Kolesnikowa wehrte sich offenbar gegen Abschiebung

Die ukrainischen Behörden bestätigten allerdings nur die Einreise von Krawzow und Rodnenkow. Der ukrainische Vize-Innenminister Anton Heraschtschenko sprach von einer "erzwungenen Ausweisung" - und Kolesnikowa soll sich dagegen gewehrt haben.

Bei dem Versuch, sie abzuschieben, habe sie ihren Pass zerrissen und durfte deshalb nicht in die Ukraine einreisen, berichtet die Nachrichtenagentur Interfax Ukraine unter Berufung auf gut informierte Quellen. Diese Darstellung bestätigte auch Vize-Innenminister Heraschtschenko.

"Maria Kolesnikowa konnte nicht aus Belarus ausgewiesen werden, weil diese mutige Frau Maßnahmen ergriff, um sie daran zu hindern, die Grenze zu überqueren. Sie blieb auf dem Territorium der Republik Belarus", sagte er laut Interfax Ukraine.

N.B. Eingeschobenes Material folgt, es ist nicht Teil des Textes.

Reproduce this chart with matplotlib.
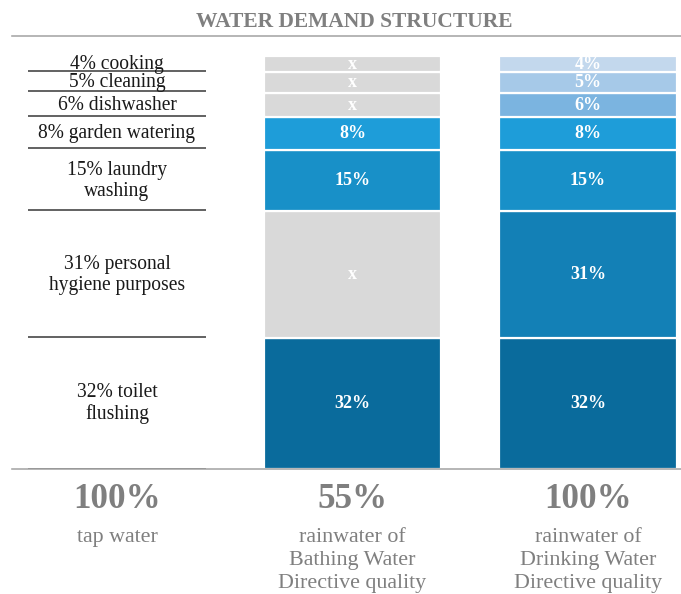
import matplotlib
matplotlib.use("Agg")
import matplotlib.pyplot as plt
from matplotlib.lines import Line2D
import numpy as np

plt.rcParams["font.family"] = ["Liberation Serif", "DejaVu Serif"]

# Household water demand, stacked from the bottom up
uses = ["toilet flushing", "personal hygiene purposes", "laundry washing",
        "garden watering", "dishwasher", "cleaning", "cooking"]
use_labels = ["32% toilet\nflushing", "31% personal\nhygiene purposes",
              "15% laundry\nwashing", "8% garden watering", "6% dishwasher",
              "5% cleaning", "4% cooking"]
shares = [32, 31, 15, 8, 6, 5, 4]

# Which uses each rainwater quality can cover
bathing_quality = [True, False, True, True, False, False, False]
drinking_quality = [True, True, True, True, True, True, True]

use_colors = ["#0a6b9c", "#1380b6", "#1890c8", "#1e9dd9",
              "#7bb4e0", "#a6c9e8", "#c3d8ed"]
excluded_color = "#d9d9d9"

totals = ["100%", "55%", "100%"]
supply_labels = ["tap water",
                 "rainwater of\nBathing Water\nDirective quality",
                 "rainwater of\nDrinking Water\nDirective quality"]

W, H = 681, 594
fig = plt.figure(figsize=(W / 72, H / 72), dpi=72)
fig.patch.set_facecolor("white")

base_px, top_px = 469, 56
ax = fig.add_axes([0, (H - base_px) / H, 1, (base_px - top_px) / H])
ax.set_ylim(0, sum(shares))
col_step = 235.5
ax.set_xlim(-117 / col_step, (W - 117) / col_step)
ax.axis("off")

bottoms = np.concatenate([[0], np.cumsum(shares)[:-1]])
tops = np.cumsum(shares)
bar_w = 0.755

# Column 0: list of uses separated by rules
ax.hlines(np.concatenate([[0], tops + 0.4]), -bar_w / 2, bar_w / 2,
          color="#3f3f3f", lw=1.6, zorder=3)
for lab, b, s in zip(use_labels, bottoms, shares):
    ax.text(0, b + s / 2, lab, ha="center", va="center", fontsize=19.5,
            color="#1a1a1a", linespacing=1.12)

# Columns 1 and 2: stacked bars
for col, covered in [(1, bathing_quality), (2, drinking_quality)]:
    for s, b, c, ok in zip(shares, bottoms, use_colors, covered):
        ax.bar(col, s, bottom=b, width=bar_w, color=c if ok else excluded_color,
               edgecolor="white", linewidth=2.2, zorder=2)
        ax.text(col, b + s / 2, f"{s}%" if ok else "x", ha="center",
                va="center", fontsize=18, fontweight="bold", color="white",
                zorder=4)

# Title and rules
fig.text(354 / W, 1 - 22 / H, "WATER DEMAND STRUCTURE", ha="center",
         va="center", fontsize=21.5, fontweight="bold", color="#7f7f7f")
fig.add_artist(Line2D([12 / W, 1], [1 - 36 / H] * 2, color="#a6a6a6",
                      lw=1.6, transform=fig.transFigure))
fig.add_artist(Line2D([12 / W, 1], [1 - 469 / H] * 2, color="#a6a6a6",
                      lw=1.6, transform=fig.transFigure, zorder=1))

# Totals under each column
for col, (tot, lab) in enumerate(zip(totals, supply_labels)):
    ax.annotate(tot, xy=(col, 0), xytext=(0, -30), textcoords="offset points",
                ha="center", va="center", fontsize=35, fontweight="bold",
                color="#7f7f7f", annotation_clip=False)
    ax.annotate(lab, xy=(col, 0), xytext=(0, -59), textcoords="offset points",
                ha="center", va="top", fontsize=22, color="#7f7f7f",
                linespacing=1.3, annotation_clip=False)

fig.savefig("out.png", dpi=72, facecolor="white")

Der Jurist Maxim Snak, ebenfalls Mitglied des Präsidiums des Koordinierungsrates, betonte am Dienstag, dass seine Mitstreiterin unter keinen Umständen vorgehabt habe, aus Belarus auszureisen. Sie habe Snak zufolge in Gesprächen mit ihm deutlich gemacht, das Land "nur mit Gewalt" zu verlassen. "Zumindest vorletzte Nacht war sie sich dessen absolut sicher", sagte Snak.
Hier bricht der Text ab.